Last week was my first full week in the schools. I think it went fairly well. My goal was to observe all the classes and for the most part I was able to do that. There were a few different styles I noticed this week but there was a common thread to all the classes: there is a lot of room for improvement.
For the most part the classes were brutal. Not in the sense of difficult content. The stuff is easy or at least it should be easy relative to their grade, it is tough in the sense that it is void of any activity or thinking. It is almost entirely repetition and rote memorization. No conceptualization or thinking about the subject. Any questions posed to the students have mostly likely already been asked a hundred times. Generally all the classes are way behind, some classes are still on material from the first term when it is now the fourth (last) term. I can certainly update the content or at least help the teachers with it, that is low hanging fruit. Sure, I can explain fractions, "if I take two slices of this delicious pie, what fraction of pie have I just devoured?"
In one particular class, I watched in shock as a teacher had a class copy down a board of notes (not entirely accurate, Dr. Edward Jenner discovered penicillin in 1400 B.C. ) then have everyone say aloud what was written on the board three times. "Conduction, Conduction, conduction is when heat flows through an object easily. Insulation, insulation, insulation..."(three times back to back). And believe me, they weren't saying it as fast as you are reading it either. Each word is loud and drawn out and monotone. Completely lifeless and dull. This entire exercise lasted about 30 minutes. Unfortunately I couldn't just boot the teacher out the door and shake the students out of their delirium. I am not just here to teach for 2 years because that doesn't really leave much lasting change. I have to be careful not to cut out the teachers because they were here long before I was and will be teaching after I leave.
In another class, a teacher humiliated a student because he did not copy a census survey correctly. By correctly she wanted all the information to be only on one page like the example in the book. Instead he had simply flowed over to another page when he ran out of room, making it a two page affair.
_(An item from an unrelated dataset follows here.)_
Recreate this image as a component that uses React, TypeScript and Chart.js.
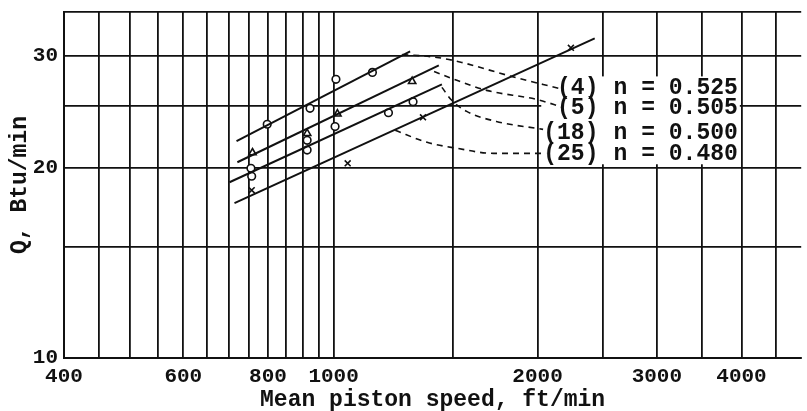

She focused on the most trivial aspect of the assignment when in fact the student had completed the meaningful content of the survey. This is a general problem in a lot of classes. The point of the lesson is lost entirely in tedious formatting issues. A ruler is used for everything when the page already comes with lines.
Some teachers have nothing prepared and just read something out of a book for an hour or write on the board for 10 minutes then have the learners copy it. Some teachers leave the class alone for huge chunks of time. Classes run way over time, some classes teach an entirely different subject. All this is of course something, arguable stimulating. Some teachers don't even show up. I don't know if it would be better to have no teacher or bad teaching.
If it seems like I am being overly judgmental of the teachers, that may be. They were mostly likely taught in the same fashion or indeed much worse. For those of you who are familiar with apartheid, you know Bantu education stunted an entire race of people for decades. The echoes are still present after the fact. To those unfamiliar, Bantu education basically allowed for a severely excised content base. Technical skill training was forbidden and the funding to all black schools was insufficient just to name a few of the policies. Most notable, all sciences and math were not taught. If any subjects suffer the most in the schools in South Africa it is certainly math and science. For instance one of my schools has a very well equipped science lab that goes unused simply because no one knows how to use it.
The teachers often complain that the students just don't "get it". Rather than thinking it may be their teaching style or at least considering it, they blame the students attention span or the parents. These are of course important but learning something new in a foreign language is difficult when not combined with examples that supersede language. You can say "magnetism" and its definition over and over again a hundred times and it may stick but if you play with a magnet for a couple minutes the concept sticks much better.
There is really a lack of activities (fun). I am not one to want to get up an work with other people or brainstorm or do a skit but I know other people do. That is just how some people like to learn. So it should be provided every now and then. People learn in different ways, and everyone learns better using as many angles as possible. This is what I need to get across the to the teachers...among other things.
To end on a positive note I will relate my side project for the week. One of my tasks is to draw a map of the community. Basically a bird's eye view including major landmarks and roads etc. While I did do this myself, I also made it a competition in the sixth grade class to see who could draw the best map of their section of the village. Just an optional assignment to do over the break. Pretty genius idea but I cannot take credit for it because I heard it from another PCV during training. To the principals surprise, there were a lot of students who actually completed a map. Furthermore most were very well done, showing a lot of detail and care. I was pleasantly surprised and the exercise gave me a lot of information/results for very little work, which is certainly the best kind of exercise.
Before I left the U.S., I decided to head into D.C. and pick up a bunch of Obama paraphernalia to hand out as prizes. This competition was a good occasion to hand some out. The response from positive feedback as well as reward for job well done was overwhelming. It definitely made my day and gave me hope. So that is how a sixth grade student in a rural village in Northwestern Province South Africa won an Obama t-shirt on the same day he won the Nobel Peace Prize.